As his convalescence dragged into September, Samuels, ever the gentleman employer, gave Hammett a notarized letter to provide to the Veterans’ Bureau in hopes of starting up his relief again:
Gentlemen,
This is to certify that Samuel Dashiell Hammett resigned his position as advertising manager of the Albert S. Samuels on July 20, 1926, because ill health had made it impossible for him to perform his duties.
Very truly yours,
Albert S. Samuels
Doctors insisted that a family with a new baby needed to be physically separated from such an active TB case. This time, Jose took the girls with her all the way home by train to Anaconda, for a separation that would last six months. Hammett’s disability was once again listed as total.

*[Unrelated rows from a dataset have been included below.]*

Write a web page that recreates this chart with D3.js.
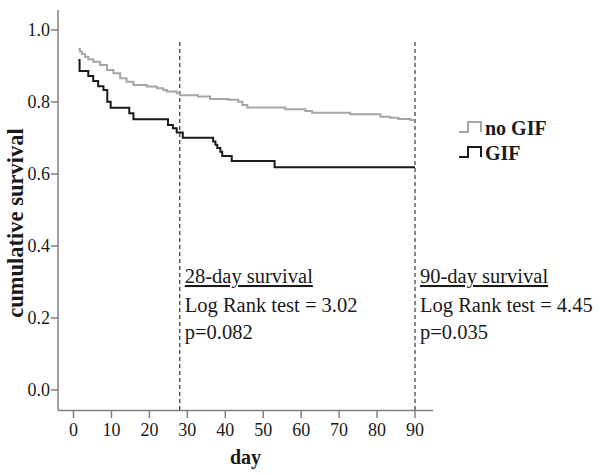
<!DOCTYPE html>
<html><head><meta charset="utf-8">
<script src="https://cdn.jsdelivr.net/npm/d3@7"></script>
<style>
body{margin:0;background:#fff;}
text{font-family:"Liberation Serif","Times New Roman",serif;}
</style></head>
<body>
<svg id="c" width="600" height="475"></svg>
<script>
// ---- data ----
const xTicks = [0,10,20,30,40,50,60,70,80,90];
const yTicks = [0.0,0.2,0.4,0.6,0.8,1.0];
const noGifDays = [1.3,1.7,2.2,3.0,3.9,5.2,7.0,8.8,10.5,12.3,14.0,15.8,19.3,22.0,23.7,24.6,27.2,28.1,32.8,36.0,40.8,43.4,44.5,45.8,55.8,61.1,62.9,72.9,80.9,83.5,85.6,88.8,90];
const noGifSurv = [0.947,0.940,0.933,0.926,0.919,0.912,0.903,0.889,0.880,0.866,0.856,0.847,0.843,0.838,0.833,0.829,0.824,0.819,0.815,0.808,0.806,0.801,0.792,0.785,0.780,0.775,0.770,0.766,0.759,0.756,0.753,0.750,0.750];
const gifDays = [1.3,1.6,3.9,5.2,6.5,7.9,8.9,9.8,14.7,15.8,24.9,26.2,27.2,28.8,36.8,37.4,37.9,38.7,39.2,41.7,53.0,90];
const gifSurv = [0.917,0.886,0.872,0.858,0.844,0.833,0.801,0.784,0.769,0.752,0.736,0.727,0.715,0.701,0.690,0.681,0.672,0.662,0.650,0.636,0.619,0.619];
const seriesNames = ["no GIF","GIF"];
const cutDays = [28,90];
const annoTitles = ["28-day survival","90-day survival"];
const annoTests = ["Log Rank test = 3.02","Log Rank test = 4.45"];
const annoP = ["p=0.082","p=0.035"];

// ---- layout ----
const svg = d3.select("#c");
const x = d3.scaleLinear().domain([0,90]).range([73.5,415]);
const y = d3.scaleLinear().domain([0,1]).range([390,30]);
const axisCol = "#808080";
const colors = ["#a6a6a6","#1a1a1a"];

function txt(g, s, px, py, opt={}){
  const t = g.append("text").text(s)
    .attr("transform", `translate(${px},${py})` + (opt.rot?` rotate(${opt.rot})`:""))
    .attr("font-size", opt.size||16)
    .attr("font-weight", opt.bold?"bold":"normal")
    .attr("text-anchor", opt.anchor||"start")
    .attr("fill", "#1a1a1a");
  if(opt.dy) t.attr("dy", opt.dy);
  return t;
}

// axes lines
svg.append("line").attr("x1",58).attr("x2",58).attr("y1",10).attr("y2",410.5).attr("stroke",axisCol).attr("stroke-width",1.5);
svg.append("line").attr("x1",58).attr("x2",433).attr("y1",410.5).attr("y2",410.5).attr("stroke",axisCol).attr("stroke-width",1.5);

// y ticks
const gy = svg.append("g");
yTicks.forEach(v=>{
  gy.append("line").attr("x1",51).attr("x2",58).attr("y1",y(v)).attr("y2",y(v)).attr("stroke",axisCol).attr("stroke-width",1.5);
  txt(gy, d3.format(".1f")(v), 50, y(v), {size:18, anchor:"end", dy:"0.34em"});
});
// x ticks
const gx = svg.append("g");
xTicks.forEach(v=>{
  gx.append("line").attr("x1",x(v)).attr("x2",x(v)).attr("y1",410.5).attr("y2",418).attr("stroke",axisCol).attr("stroke-width",1.5);
  txt(gx, String(v), x(v), 436, {size:18, anchor:"middle"});
});
// axis titles
txt(svg, "day", 245.5, 464, {size:20, bold:true, anchor:"middle"});
txt(svg, "cumulative survival", 23, 223, {size:22.5, bold:true, anchor:"middle", rot:-90});

// dashed reference lines
cutDays.forEach(d=>{
  svg.append("line").attr("x1",x(d)).attr("x2",x(d)).attr("y1",42).attr("y2",410).attr("stroke","#333").attr("stroke-width",1.2).attr("stroke-dasharray","4,3");
});

// curves
const line = d3.line().x(d=>x(d[0])).y(d=>y(d[1])).curve(d3.curveStepAfter);
const series = [d3.zip(noGifDays,noGifSurv), d3.zip(gifDays,gifSurv)];
series.forEach((s,i)=>{
  svg.append("path").attr("d",line(s)).attr("fill","none").attr("stroke",colors[i]).attr("stroke-width",2);
});

// legend
const legY = [132,157];
seriesNames.forEach((n,i)=>{
  const ly = legY[i];
  svg.append("path").attr("d",`M459,${ly}H468V${ly-10}H481V${ly}`).attr("fill","none").attr("stroke",colors[i]).attr("stroke-width",2);
  txt(svg, n, 485, ly+3, {size:20, bold:true});
});

// annotations
cutDays.forEach((d,i)=>{
  const ax = x(d)+5;
  const t = txt(svg, annoTitles[i], ax, 283, {size:20.5});
  t.attr("text-decoration","underline");
  txt(svg, annoTests[i], ax, 312, {size:20.5});
  txt(svg, annoP[i], ax, 339, {size:20.5});
});
</script>
</body></html>
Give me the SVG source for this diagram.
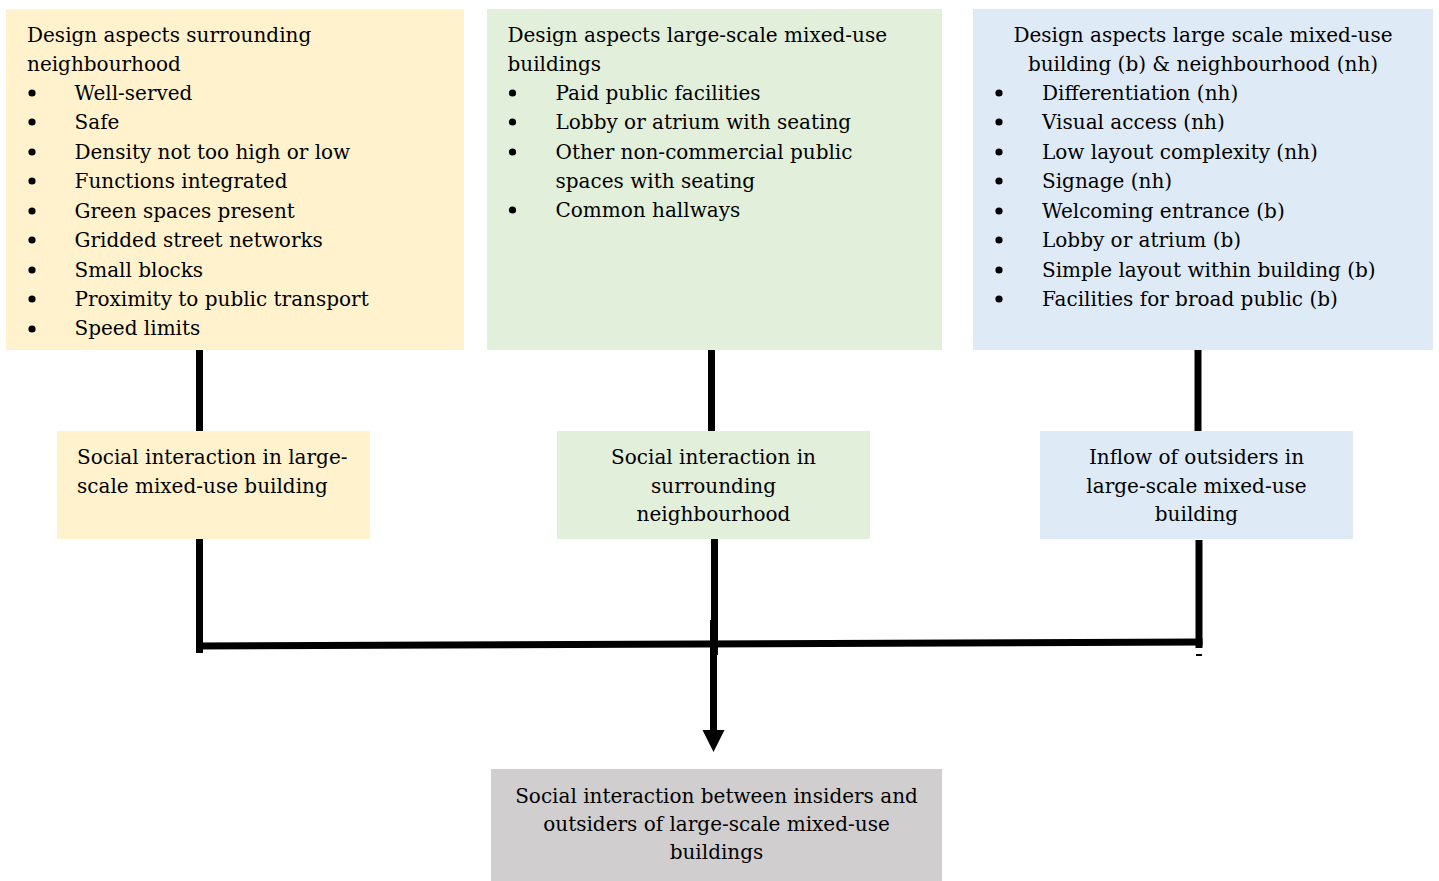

During his sickest times at Eddy Street, Hammett set up a network of chairs for making his way across the living room to the kitchen and bath or to occasionally spit blood. The story of the chairs later became a kind of origins tale or symbol of his remarkable tenacity—the tough guy leaving his bed of pain to keep working. (“When he wrote Red Harvest, friends say,” the Los Angeles Times repeated in 1934, “he was so ill, he had to line up the furniture between chair and typewriter to lean on as he dragged himself back and forth.”) But his separation from his family did not at first force him to develop his fiction art; he was once again desperate for money.